Lawmakers should adopt a practice of a cyclical review of statutes, in addition to rulemaking. This would require agencies to conduct a cyclical review of all statutes to find outdated, unnecessary, or complicated laws. Idaho has already led the way on cyclical rulemaking review, but it is important to review the source of the rules in the first place, the statutes. Once the statute review has been conducted, the agencies would present findings and recommendations to the committees. This continued responsibility towards all statutes will keep the bureaucratic horse firmly locked behind the gate of well-written statutes.

 

On January 15th, Idaho’s Speaker of the House Mike Moyle announced a piece of legislation that would strive towards this recommendation.

 

Congressional Republicans have proposed the Regulations from the Executive in Need of Scrutiny (REINS) Act. The REINS Act is an attempt to wrest back lawmaking from the fourth branch of government and the executive. Republican lawmakers have reiterated the need to have congressional oversight on regulatory authority.

 

Idaho’s long-standing utilization of legislative review of administrative rules gives evidence that a federal REINS Act would prove a success for all taxpayers, businesses, and the national economy. Even before Governor Little’s implementation of zero-based regulation and utilizing sunset clauses on a cyclical basis, Idaho’s legislative review slowed the promulgation of new regulation.

 

State and federal rulemaking across the country would benefit from a REINS Act with required legislative approval of new rulemaking.

 

What are the next steps forward for states that are already leading the efforts for regulatory reduction? For Idaho, the successful reduction in the administrative code from 8,553 to 5,318 pages is a notable achievement and the further adoption of statutes by the legislature strengthens these reforms. The next step forward is to increase the legislature’s responsibility and obligation to shut the gate on runaway rulemaking. These reforms could include:

 

  1. Adopt a cyclical legislative review of statutes identifying and eliminating or reducing unnecessary, duplicative, or excessively burdensome laws, that are contributing to unneeded rulemaking.

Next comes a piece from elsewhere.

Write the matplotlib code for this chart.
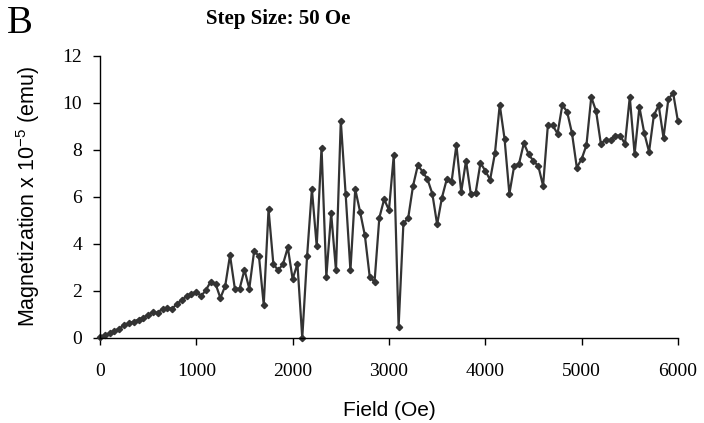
import numpy as np
import matplotlib
matplotlib.use("Agg")
import matplotlib.pyplot as plt

# field steps of 50 Oe, 0 .. 6000
field = np.arange(0, 6001, 50)

magnetization = [
    0.05, 0.12, 0.20, 0.30, 0.40, 0.55, 0.62, 0.70, 0.78, 0.87,
    0.98, 1.10, 1.07, 1.25, 1.28, 1.25, 1.45, 1.62, 1.78, 1.88,
    1.97, 1.78, 2.04, 2.40, 2.30, 1.70, 2.21, 3.52, 2.10, 2.10,
    2.90, 2.10, 3.68, 3.50, 1.41, 5.47, 3.14, 2.88, 3.14, 3.85,
    2.51, 3.15, 0.00, 3.47, 6.33, 3.90, 8.10, 2.61, 5.30, 2.87,
    9.24, 6.14, 2.87, 6.33, 5.37, 4.36, 2.61, 2.37, 5.11, 5.90,
    5.44, 7.78, 0.47, 4.87, 5.11, 6.47, 7.35, 7.07, 6.75, 6.14,
    4.83, 5.97, 6.75, 6.64, 8.21, 6.21, 7.54, 6.11, 6.18, 7.45,
    7.11, 6.73, 7.85, 9.92, 8.47, 6.13, 7.32, 7.41, 8.28, 7.82,
    7.52, 7.32, 6.47, 9.07, 9.04, 8.69, 9.92, 9.61, 8.71, 7.25,
    7.61, 8.20, 10.25, 9.65, 8.25, 8.44, 8.42, 8.61, 8.61, 8.25,
    10.25, 7.82, 9.82, 8.72, 7.92, 9.47, 9.90, 8.51, 10.15, 10.42,
    9.21,
]

x_ticks = [0, 1000, 2000, 3000, 4000, 5000, 6000]
y_ticks = [0, 2, 4, 6, 8, 10, 12]

plt.rcParams["mathtext.default"] = "regular"

fig = plt.figure(figsize=(7.04, 4.23), dpi=100)
ax = fig.add_axes([0.142, 0.201, 0.821, 0.667])

ax.plot(field, magnetization, color="#333333", linewidth=1.6,
        marker="D", markersize=3.2, clip_on=False)

ax.set_xlim(0, 6000)
ax.set_ylim(0, 12)
ax.set_xticks(x_ticks)
ax.set_yticks(y_ticks)

for side in ("top", "right"):
    ax.spines[side].set_visible(False)
for side in ("left", "bottom"):
    ax.spines[side].set_linewidth(1.0)

ax.tick_params(direction="out", length=5, width=1, labelsize=14)
ax.tick_params(axis="x", pad=13)
ax.tick_params(axis="y", pad=8)
for lbl in ax.get_xticklabels() + ax.get_yticklabels():
    lbl.set_family("Liberation Serif")

ax.set_xlabel("Field (Oe)", fontsize=15, family="Liberation Sans")
ax.xaxis.set_label_coords(0.5, -0.225)
ax.set_ylabel(r"Magnetization x 10$^{-5}$ (emu)", fontsize=15.5,
              family="Liberation Sans")
ax.yaxis.set_label_coords(-0.1, 0.5)

fig.text(0.395, 0.955, "Step Size: 50 Oe", ha="center", va="center",
         fontsize=15, fontweight="bold", family="Liberation Serif")
fig.text(0.01, 0.945, "B", ha="left", va="center", fontsize=28,
         family="Liberation Serif")

fig.savefig("out.png", dpi=100)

  2. Require all new statutes to include a Regulatory Impact Notice (RIN). While also adopting a legislative practice of using words that the agencies “may” instead of “shall” or “must.” Lawmakers should be encouraged to draft legislation that is rarely reliant on rulemaking, with language that doesn’t rely on bureaucracy to flesh out the laws.

  3. Clarify the specific requirements of a cost/benefit analysis. Adopting specific guidance of how the analysis is conducted, what it will include, and ensuring the process is simple to conduct, without needing a PhD in economics.

  4. Specify the governor’s role in temporary rulemaking, ensuring executive oversight of the temporary rules and mandating transparency in addressing the need for such rules.

 

Idaho and Montana’s regulatory reform efforts are something to be proud of. The strong economies and high population growth are just some of the benefits that come when a state focuses on reducing regulatory burden, so businesses and individuals can achieve more without the bureaucratic horse stampeding across their path. Other states and the federal government should take note of the lessons learned from Idaho and Montana and watch their efforts as they continue to improve their already leading position.